[Written request]
Repeat, exactly and in full, the lines of the listing below, but without any pictures.
** Start Data **
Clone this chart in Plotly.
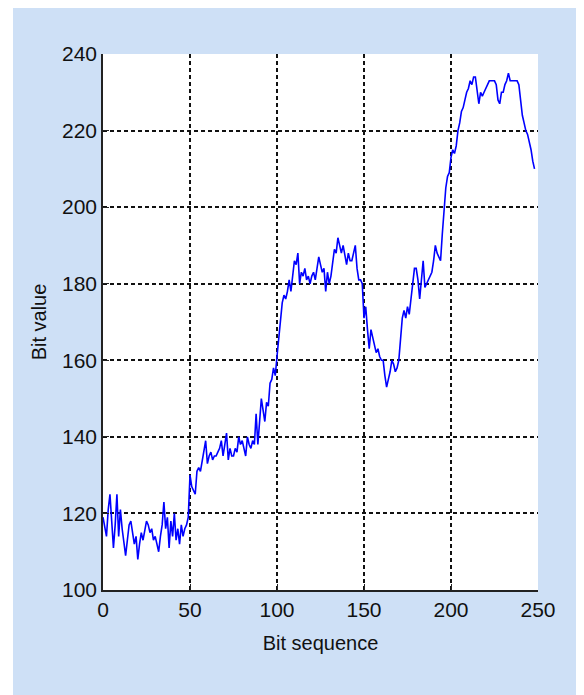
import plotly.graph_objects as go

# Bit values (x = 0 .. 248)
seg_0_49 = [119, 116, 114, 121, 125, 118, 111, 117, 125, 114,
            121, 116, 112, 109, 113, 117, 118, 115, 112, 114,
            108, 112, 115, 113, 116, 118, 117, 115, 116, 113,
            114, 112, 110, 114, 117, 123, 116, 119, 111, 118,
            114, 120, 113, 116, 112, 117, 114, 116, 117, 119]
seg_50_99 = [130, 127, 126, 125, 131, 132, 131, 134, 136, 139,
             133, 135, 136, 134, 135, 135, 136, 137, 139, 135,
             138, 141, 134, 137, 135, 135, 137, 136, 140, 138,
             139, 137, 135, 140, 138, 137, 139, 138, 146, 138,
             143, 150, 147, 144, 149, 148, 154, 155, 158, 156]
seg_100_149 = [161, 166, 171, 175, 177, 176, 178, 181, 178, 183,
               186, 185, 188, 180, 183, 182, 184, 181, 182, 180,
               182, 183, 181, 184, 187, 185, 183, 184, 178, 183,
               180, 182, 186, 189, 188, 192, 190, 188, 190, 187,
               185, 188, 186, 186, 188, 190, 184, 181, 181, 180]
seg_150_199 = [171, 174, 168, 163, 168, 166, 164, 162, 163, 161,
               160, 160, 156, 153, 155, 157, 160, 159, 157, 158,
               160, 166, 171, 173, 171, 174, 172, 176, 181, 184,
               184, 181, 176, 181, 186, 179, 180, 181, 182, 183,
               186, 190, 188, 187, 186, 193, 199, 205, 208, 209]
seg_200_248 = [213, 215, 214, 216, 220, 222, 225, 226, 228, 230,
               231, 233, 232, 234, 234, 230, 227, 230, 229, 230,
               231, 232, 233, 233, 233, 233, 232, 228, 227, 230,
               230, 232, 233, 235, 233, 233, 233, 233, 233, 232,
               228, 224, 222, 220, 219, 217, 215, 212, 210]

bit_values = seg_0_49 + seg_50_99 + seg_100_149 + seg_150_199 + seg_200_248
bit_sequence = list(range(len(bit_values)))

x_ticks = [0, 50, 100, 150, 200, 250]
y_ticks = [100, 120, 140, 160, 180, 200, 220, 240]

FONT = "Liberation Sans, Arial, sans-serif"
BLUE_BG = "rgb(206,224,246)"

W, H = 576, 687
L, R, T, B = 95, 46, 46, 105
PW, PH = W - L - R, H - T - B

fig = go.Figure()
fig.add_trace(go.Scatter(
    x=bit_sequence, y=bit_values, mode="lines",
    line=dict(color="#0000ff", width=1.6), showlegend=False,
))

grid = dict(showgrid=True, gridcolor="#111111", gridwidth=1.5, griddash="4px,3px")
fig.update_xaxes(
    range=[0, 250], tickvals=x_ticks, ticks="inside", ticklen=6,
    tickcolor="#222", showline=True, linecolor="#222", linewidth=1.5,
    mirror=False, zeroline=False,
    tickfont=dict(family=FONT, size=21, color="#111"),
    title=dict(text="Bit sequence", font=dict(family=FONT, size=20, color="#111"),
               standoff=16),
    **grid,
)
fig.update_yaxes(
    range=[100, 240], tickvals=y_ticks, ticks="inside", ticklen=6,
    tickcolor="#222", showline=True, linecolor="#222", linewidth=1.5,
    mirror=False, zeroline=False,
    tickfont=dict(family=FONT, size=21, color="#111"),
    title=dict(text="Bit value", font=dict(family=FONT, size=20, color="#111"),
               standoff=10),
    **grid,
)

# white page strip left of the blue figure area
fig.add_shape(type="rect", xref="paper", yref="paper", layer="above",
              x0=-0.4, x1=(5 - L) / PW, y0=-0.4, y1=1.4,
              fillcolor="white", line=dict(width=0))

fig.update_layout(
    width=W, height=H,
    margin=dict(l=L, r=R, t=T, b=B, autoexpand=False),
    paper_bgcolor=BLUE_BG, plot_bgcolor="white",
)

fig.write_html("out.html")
** End Data **
[Written reply]
Clone this chart in Plotly.
import plotly.graph_objects as go

# Bit values (x = 0 .. 248)
seg_0_49 = [119, 116, 114, 121, 125, 118, 111, 117, 125, 114,
            121, 116, 112, 109, 113, 117, 118, 115, 112, 114,
            108, 112, 115, 113, 116, 118, 117, 115, 116, 113,
            114, 112, 110, 114, 117, 123, 116, 119, 111, 118,
            114, 120, 113, 116, 112, 117, 114, 116, 117, 119]
seg_50_99 = [130, 127, 126, 125, 131, 132, 131, 134, 136, 139,
             133, 135, 136, 134, 135, 135, 136, 137, 139, 135,
             138, 141, 134, 137, 135, 135, 137, 136, 140, 138,
             139, 137, 135, 140, 138, 137, 139, 138, 146, 138,
             143, 150, 147, 144, 149, 148, 154, 155, 158, 156]
seg_100_149 = [161, 166, 171, 175, 177, 176, 178, 181, 178, 183,
               186, 185, 188, 180, 183, 182, 184, 181, 182, 180,
               182, 183, 181, 184, 187, 185, 183, 184, 178, 183,
               180, 182, 186, 189, 188, 192, 190, 188, 190, 187,
               185, 188, 186, 186, 188, 190, 184, 181, 181, 180]
seg_150_199 = [171, 174, 168, 163, 168, 166, 164, 162, 163, 161,
               160, 160, 156, 153, 155, 157, 160, 159, 157, 158,
               160, 166, 171, 173, 171, 174, 172, 176, 181, 184,
               184, 181, 176, 181, 186, 179, 180, 181, 182, 183,
               186, 190, 188, 187, 186, 193, 199, 205, 208, 209]
seg_200_248 = [213, 215, 214, 216, 220, 222, 225, 226, 228, 230,
               231, 233, 232, 234, 234, 230, 227, 230, 229, 230,
               231, 232, 233, 233, 233, 233, 232, 228, 227, 230,
               230, 232, 233, 235, 233, 233, 233, 233, 233, 232,
               228, 224, 222, 220, 219, 217, 215, 212, 210]

bit_values = seg_0_49 + seg_50_99 + seg_100_149 + seg_150_199 + seg_200_248
bit_sequence = list(range(len(bit_values)))

x_ticks = [0, 50, 100, 150, 200, 250]
y_ticks = [100, 120, 140, 160, 180, 200, 220, 240]

FONT = "Liberation Sans, Arial, sans-serif"
BLUE_BG = "rgb(206,224,246)"

W, H = 576, 687
L, R, T, B = 95, 46, 46, 105
PW, PH = W - L - R, H - T - B

fig = go.Figure()
fig.add_trace(go.Scatter(
    x=bit_sequence, y=bit_values, mode="lines",
    line=dict(color="#0000ff", width=1.6), showlegend=False,
))

grid = dict(showgrid=True, gridcolor="#111111", gridwidth=1.5, griddash="4px,3px")
fig.update_xaxes(
    range=[0, 250], tickvals=x_ticks, ticks="inside", ticklen=6,
    tickcolor="#222", showline=True, linecolor="#222", linewidth=1.5,
    mirror=False, zeroline=False,
    tickfont=dict(family=FONT, size=21, color="#111"),
    title=dict(text="Bit sequence", font=dict(family=FONT, size=20, color="#111"),
               standoff=16),
    **grid,
)
fig.update_yaxes(
    range=[100, 240], tickvals=y_ticks, ticks="inside", ticklen=6,
    tickcolor="#222", showline=True, linecolor="#222", linewidth=1.5,
    mirror=False, zeroline=False,
    tickfont=dict(family=FONT, size=21, color="#111"),
    title=dict(text="Bit value", font=dict(family=FONT, size=20, color="#111"),
               standoff=10),
    **grid,
)

# white page strip left of the blue figure area
fig.add_shape(type="rect", xref="paper", yref="paper", layer="above",
              x0=-0.4, x1=(5 - L) / PW, y0=-0.4, y1=1.4,
              fillcolor="white", line=dict(width=0))

fig.update_layout(
    width=W, height=H,
    margin=dict(l=L, r=R, t=T, b=B, autoexpand=False),
    paper_bgcolor=BLUE_BG, plot_bgcolor="white",
)

fig.write_html("out.html")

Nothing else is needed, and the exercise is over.